It’s all a game for you, isn’t it, Weezer?

This is just a spur of the moment post inspired by a Stereogum tweet giving us a glimpse of Weezer’s recent musical derailment. Well, you could dismiss it as such or you could take it in the absurdly idealist way that I’m about to. Your choice.

I was once a loyal Weezer fan. Like you I enjoyed their priceless “older stuff” and let that new crap slide (“Make Believe,” etc.). But it got to the point, in my mind, where I was letting so much slide that Rivers and I just grew apart. He had lost sight of the dream and I was stuck in my old-fashioned ways. I missed the good old days of Pinkerton and the Blue Album. The days of the mid-90s? Really? Was it (not) that long ago?

Come to think of it, compared to other bands that have been around as long as they have, Weezer has not produced that many albums. However, they have definitely done 180s in all different directions with every new release.

Which leads me to this. Please watch all three videos and then continue reading. Don’t worry, I’ll wait.

What did you think? It was awful right? Well, compared to this, I would say yes. However, let’s play along with this band that filled our ears with lovely tunes like “Buddy Holly” and “El Scorcho” for just a second.

Is it possible that Rivers and the crew have some sort of ulterior motive with this new album, “Raditude?” (The name of the album was suggested to Rivers by Rainn Wilson — brothers from another mother?) The Kenny G video is an enjoyable, poppy hoot, granted, but in listening to the lyrics of “Can’t Stop Partying” I had a flash of “They can’t be serious:”

“I can’t stop partying, partying,
I can’t stop partying, partying,
I gotta have Patron, I gotta have the beat
I gotta have a lot of pretty girls around me”

So, are they?

I remember when I first started listening to Weezer and how impressed I was that they got their name out so quickly. Rumors spread that Rivers Cuomo was a Harvard genius and had found some perfect musical recipe that could get anyone’s mouth watering and, after hearing the Green and Blue albums, even I thought it could be true.

What happened? Did Rivers run out of the secret ingredient?

It is a fact that with fame comes brainwashing. Just like with any government job there is conspiracy. But is it possible that after having been exposed to the glitz and glam of celebrity living, they’re just the same old Weezer? Only in million-dollar Gucci suits?

I want to give Weezer the benefit of the doubt and tout them as having infiltrated the system. They are a famous pop group writing pop songs about the pop world in which the live, but where did they start? From the same place all those other bands on Pitchfork’s lists did. I don’t want to go so far as to say this is an indie uprising in mainstream music, but Weezer may have made it to the top and they don’t seem to care.

In the case of “Can’t Stop Partying” they enlist the help of Chamillionaire, Lil Wayne and Jermaine Dupri just to show the world how (not) serious they are about their partying.
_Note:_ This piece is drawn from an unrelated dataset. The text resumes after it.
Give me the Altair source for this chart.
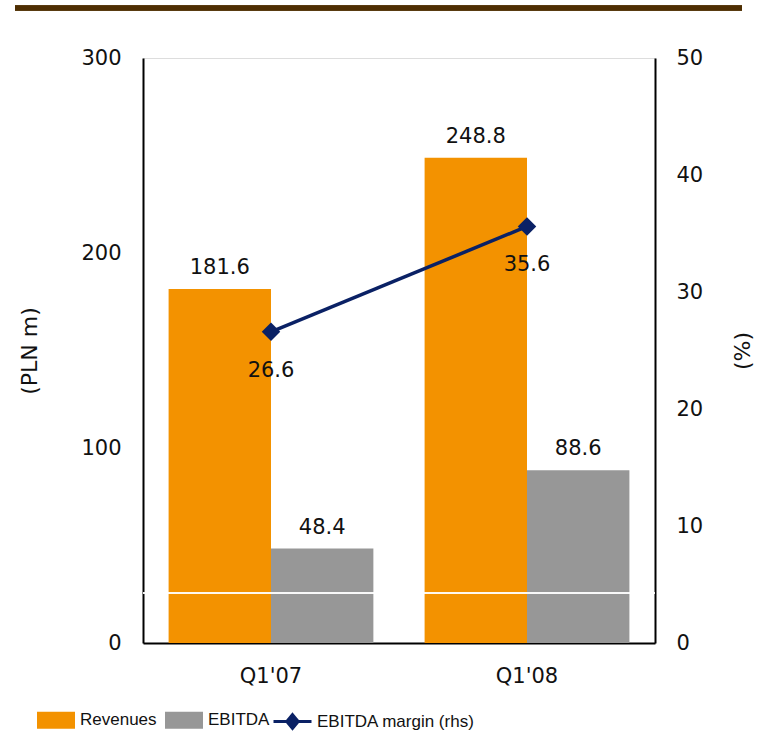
import altair as alt
import pandas as pd

quarters = ["Q1'07", "Q1'08"]
revenues = [181.6, 248.8]
ebitda = [48.4, 88.6]
margin = [26.6, 35.6]
series_names = ["Revenues", "EBITDA"]
margin_name = "EBITDA margin (rhs)"
left_ticks = [0, 100, 200, 300]
right_ticks = [0, 10, 20, 30, 40, 50]

bars_df = pd.DataFrame({
    "quarter": quarters * 2,
    "series": [series_names[0]] * len(quarters) + [series_names[1]] * len(quarters),
    "value": revenues + ebitda,
})
line_df = pd.DataFrame({"quarter": quarters, "margin": margin, "name": [margin_name] * len(quarters)})

ORANGE = "#F39200"
GRAY = "#979797"
NAVY = "#0A2165"
BROWN = "#4E2E02"
TXT = "#111111"
FONT = "DejaVu Sans"
LFONT = "Liberation Sans"
FS = 21

x_enc = alt.X(
    "quarter:N", sort=quarters,
    scale=alt.Scale(paddingInner=0.2, paddingOuter=0.1),
    axis=alt.Axis(title=None, labelAngle=0, labelFont=FONT, labelFontSize=FS, labelColor=TXT,
                  labelPadding=22, ticks=False, domainColor="black", domainWidth=2, grid=False),
)
xoff_enc = alt.XOffset("series:N", sort=series_names,
                       scale=alt.Scale(domain=series_names, paddingInner=0, paddingOuter=0))
y_left = alt.Y(
    "value:Q", scale=alt.Scale(domain=[0, 300], nice=False),
    axis=alt.Axis(title="(PLN m)", values=left_ticks, grid=False, ticks=False,
                  domainColor="black", domainWidth=2, labelFont=FONT, labelFontSize=FS,
                  labelColor=TXT, labelPadding=22, titleFont=FONT, titleFontSize=22,
                  titleFontWeight="normal", titleColor=TXT, titlePadding=39),
)

bars = alt.Chart(bars_df).mark_bar().encode(
    x=x_enc,
    xOffset=xoff_enc,
    y=y_left,
    color=alt.Color(
        "series:N", sort=series_names,
        scale=alt.Scale(domain=series_names, range=[ORANGE, GRAY]),
        legend=alt.Legend(title=None, orient="none", legendX=-106, legendY=643,
                          direction="horizontal", symbolType="M-1,-0.45H1V0.45H-1Z",
                          symbolSize=1444, symbolStrokeWidth=0, symbolOpacity=1,
                          labelFont=LFONT, labelFontSize=17, labelColor=TXT,
                          labelOffset=5, columnPadding=8, padding=0),
    ),
)

white_rule = alt.Chart(bars_df).mark_rule(color="white", strokeWidth=1).encode(
    x=alt.value(0), x2=alt.value(512), y=alt.value(535)
)

bar_text = alt.Chart(bars_df).mark_text(
    baseline="alphabetic", dy=-15, font=FONT, fontSize=FS, color=TXT
).encode(
    x=x_enc, xOffset=xoff_enc, y=y_left, text=alt.Text("value:Q", format=".1f")
)

top_rule = alt.Chart(bars_df).mark_rule(color=BROWN, strokeWidth=5).encode(
    x=alt.value(-128), x2=alt.value(599), y=alt.value(-50)
)

y_right = alt.Y(
    "margin:Q", scale=alt.Scale(domain=[0, 50], nice=False),
    axis=alt.Axis(orient="right", title="(%)", titleAngle=-90, values=right_ticks, grid=False,
                  ticks=False, domainColor="black", domainWidth=2, labelFont=FONT,
                  labelFontSize=FS, labelColor=TXT, labelPadding=21, titleFont=FONT,
                  titleFontSize=22, titleFontWeight="normal", titleColor=TXT, titlePadding=52),
)

line = alt.Chart(line_df).mark_line(strokeWidth=3.5).encode(
    x=x_enc,
    y=y_right,
    stroke=alt.Stroke(
        "name:N",
        scale=alt.Scale(domain=[margin_name], range=[NAVY]),
        legend=alt.Legend(title=None, orient="none", legendX=129, legendY=643,
                          direction="horizontal",
                          symbolType="M-1,0H1M0,-0.36L0.3,0L0,0.36L-0.3,0Z",
                          symbolSize=1444, symbolStrokeWidth=3, symbolFillColor=NAVY,
                          symbolStrokeColor=NAVY, symbolOpacity=1,
                          labelFont=LFONT, labelFontSize=17, labelColor=TXT,
                          labelOffset=4, labelLimit=400, padding=0),
    ),
)

points = alt.Chart(line_df).mark_point(
    shape="diamond", filled=True, size=340, color=NAVY, opacity=1
).encode(x=x_enc, y=y_right)

margin_text = alt.Chart(line_df).mark_text(
    baseline="alphabetic", dy=45, font=FONT, fontSize=FS, color=TXT
).encode(x=x_enc, y=y_right, text=alt.Text("margin:Q", format=".1f"))

left = alt.layer(bars, white_rule, bar_text, top_rule)
right = alt.layer(line, points, margin_text)

chart = alt.layer(left, right).resolve_scale(y="independent").properties(
    width=512, height=585,
    autosize=alt.AutoSizeParams(type="none"),
    padding={"left": 143, "top": 58, "right": 103, "bottom": 90},
).configure_view(stroke=None).configure(background="white")

chart.save("out.html", embed_options={"renderer": "svg", "actions": False})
They have sopped up everything about the lives of celebrities who take themselves too seriously and spit it right back in their famous faces — ironically, of course.

All in all, I think Weezer likes asking people “Why so serious?” So, just play along. Throw away your hipster mentality and let Weezer do its thing — whatever that may be these days. Or, in the words of August Brown from the Los Angeles Times, “Maybe just relax and order a double.”